Last week I had brekkie at Auction Rooms with a friend of mine. I normally have the Shady Deal, or maybe muesli there, but that morning I opted for Auction Rooms’ three grain porridge with rhubarb (see the pic above). On the page, it sounded extremely similar to Di Bella’s five grain porridge with rhubarb. In realty it was quite different, with the porridge having a rice grain base and the rhubarb being a rhubarb coulis rather than Di Bella’s stewed stems. Di Bella’s was definitely a better interpretation of this idea, in my view. Auction Rooms’ texture was a bit odd and the edible flowers on top didn’t do much for me. I have no idea whose version came first, or if they even know about this shared menu item.
More importantly though, is that this porridge reminded me of a (very nerdy) interest of mine in the ownership of recipes and culinary ideas. Can you patent a cooking technique? Copyright a recipe? Can you own the intellectual property (IP) in porridge? I did look into this some time ago, when I was back at law school doing a subject called ‘Special Topics in IP’. Seeing those near identical menu descriptions (but quite different executions) reminded me of this interesting concept.
In Australia, I think recipes could meet the requirements of a literary work for copyright purposes. But what does that give you? You write a great recipe. Someone can’t then go and reprint that exact recipe in their cookbook and make lots of money. But what’s to stop them taking your recipe and making it in their restaurant, cashing in on your work in that way instead? Even if that was protected, could you prove it? Do you care if they do it?
Cookbooks have existed since at least the thirteenth century apparently, so there must have been a fair bit of appropriation and outright copying over that time. I mean, there are only so many ways you can make a lemon tart or spaghetti Bolognese. Then there is the question of when something becomes different or original enough to make it your own, for you to be the author or ‘owner’ of it, both legally and/or in the culinary world. If you take someone else’s lemon tart recipe and add ouzo, or a coconut crust, is it then yours?

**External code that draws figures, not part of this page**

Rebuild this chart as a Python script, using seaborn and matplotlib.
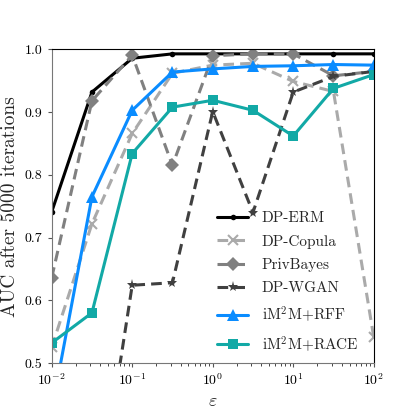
import numpy as np
import pandas as pd
import seaborn as sns
import matplotlib.pyplot as plt

# --- Data ---
epsilons = [0.01, 0.0316, 0.1, 0.316, 1.0, 3.16, 10.0, 31.6, 100.0]

methods = ["DP-ERM", "DP-Copula", "PrivBayes", "DP-WGAN", "iM$^2$M+RFF", "iM$^2$M+RACE"]

dp_erm = [0.741, 0.932, 0.986, 0.993, 0.993, 0.993, 0.993, 0.993, 0.993]
dp_copula = [0.525, 0.722, 0.866, 0.962, 0.975, 0.978, 0.949, 0.933, 0.541]
privbayes = [0.636, 0.918, 0.991, 0.815, 0.990, 0.993, 0.993, 0.958, 0.965]
dp_wgan = [0.15, 0.21, 0.624, 0.628, 0.901, 0.740, 0.932, 0.957, 0.965]
im2m_rff = [0.424, 0.765, 0.903, 0.964, 0.969, 0.973, 0.974, 0.976, 0.975]
im2m_race = [0.532, 0.580, 0.834, 0.908, 0.919, 0.903, 0.862, 0.938, 0.960]

values = [dp_erm, dp_copula, privbayes, dp_wgan, im2m_rff, im2m_race]

df = pd.concat(
    [pd.DataFrame({"epsilon": epsilons, "auc": v, "method": m}) for m, v in zip(methods, values)],
    ignore_index=True)

# --- Styling per method ---
colors = ["black", "#aaaaaa", "#808080", "#404040", "#0a8cff", "#12a9a6"]
linestyles = ["-", (0, (3.5, 2)), (0, (3.5, 2)), (0, (3.5, 2)), "-", "-"]
markers = ["o", "x", "D", "*", "^", "s"]
msizes = [4, 7, 7, 8, 8, 7.5]

# --- Graph data ---
sns.set_style("ticks")
plt.rcParams["font.family"] = "serif"
plt.rcParams["font.serif"] = ["cmr10"]
plt.rcParams["mathtext.fontset"] = "cm"
plt.rcParams["axes.formatter.use_mathtext"] = True

fig = plt.figure(figsize=(4.15, 4.15), dpi=100)
ax = fig.add_axes([0.1246, 0.1253, 0.776, 0.7555])

for m, c, ls, mk, ms in zip(methods, colors, linestyles, markers, msizes):
    sub = df[df["method"] == m]
    sns.lineplot(data=sub, x="epsilon", y="auc", ax=ax, color=c, linestyle=ls,
                 marker=mk, markersize=ms, markeredgewidth=1.5 if mk == "x" else 0,
                 markeredgecolor=c, linewidth=2.2, label=m)

ax.set_xscale("log")
ax.set_xlim(0.01, 100)
ax.set_ylim(0.5, 1.0)
ax.set_yticks([0.5, 0.6, 0.7, 0.8, 0.9, 1.0])
ax.set_yticklabels(["0.5", "0.6", "0.7", "0.8", "0.9", "1.0"])
ax.tick_params(labelsize=10, length=3, width=0.8, colors="#555555", labelcolor="black")
ax.tick_params(which="minor", length=2)

for side in ["left", "bottom"]:
    ax.spines[side].set_color("#777777")
for side in ["top", "right"]:
    ax.spines[side].set_visible(True)
    ax.spines[side].set_color("black")

ax.set_xlabel(r"$\varepsilon$", fontsize=13)
ax.set_ylabel("AUC after 5000 iterations", fontsize=14)

ax.legend(loc="lower right", bbox_to_anchor=(1.0, -0.019), frameon=False, fontsize=11,
          handlelength=2.0, borderaxespad=0.6, labelspacing=0.62, handletextpad=0.9)

plt.savefig("out.png", dpi=100)
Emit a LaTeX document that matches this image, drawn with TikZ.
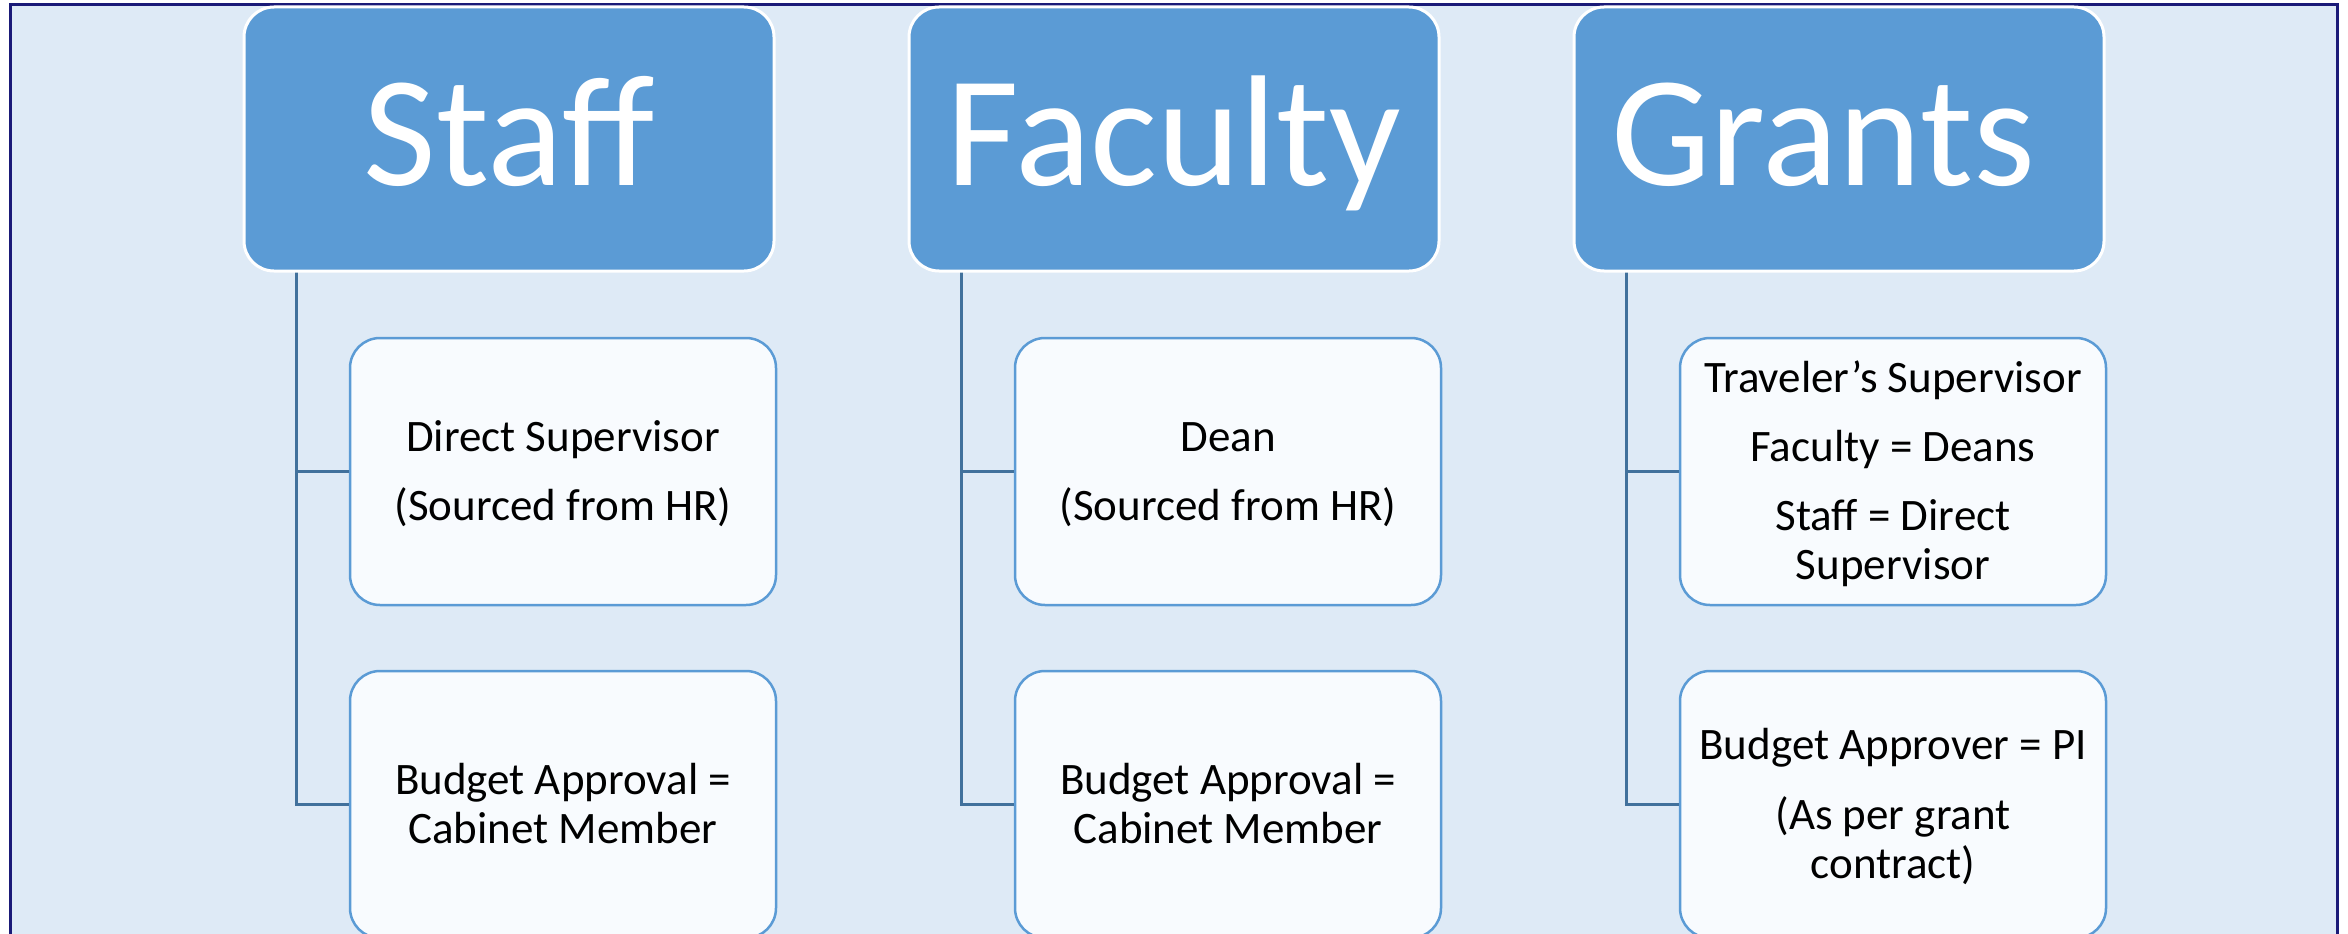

The same questions, of course, have been debated for a lot longer in the art world. And food can be a type of art form, I think. I know a few art fans (my mum included) who might scoff in horror at that suggestion. I’m not saying my strawberry cupcakes are up there with Monet’s waterlilies. But some of the plates I ate at Attica or Vue de Monde encompassed a true appreciation of colour, line, composition and texture. They were thoughtful, carefully constructed by creative people, sometimes amusing, always surprising. That’s art, isn’t it?
Some things I have read on this suggest there is a sort of unofficial ‘honour code’ between chefs who attribute the source or inspiration of recipes in their own cookbooks. Chefs who break these rules and blatantly rip off others’ recipes in their restaurants or cookbooks are shunned, gossiped about and chefs stop sharing or working with them. In a world based on apprenticeships and collaboration, I guess that would be quite effective.
It’s something I have kept in mind in my own handwritten recipe book, where I write down recipes I make regularly. Some are what I would call ‘family recipes’ perhaps original enough to be our own, but many are taken straight from cookbooks. For those I try to write down the source and note any changes to the recipe I make. I know it’s a bit arrogant of me, but I do that in case I ever wanted to publish a cookbook. With these notes I could attribute properly, noting my own innovations along the way.
Is that crazy? I don’t know. I guess it’s partly the lawyer in me. But as chefs push the boundaries on cooking, they innovate with new techniques and the cult of the celebrity chef grows, I think we are going to see a lot more lawyers weighing into the culinary world (and I don’t just mean at their usual table at Bistro Vue!).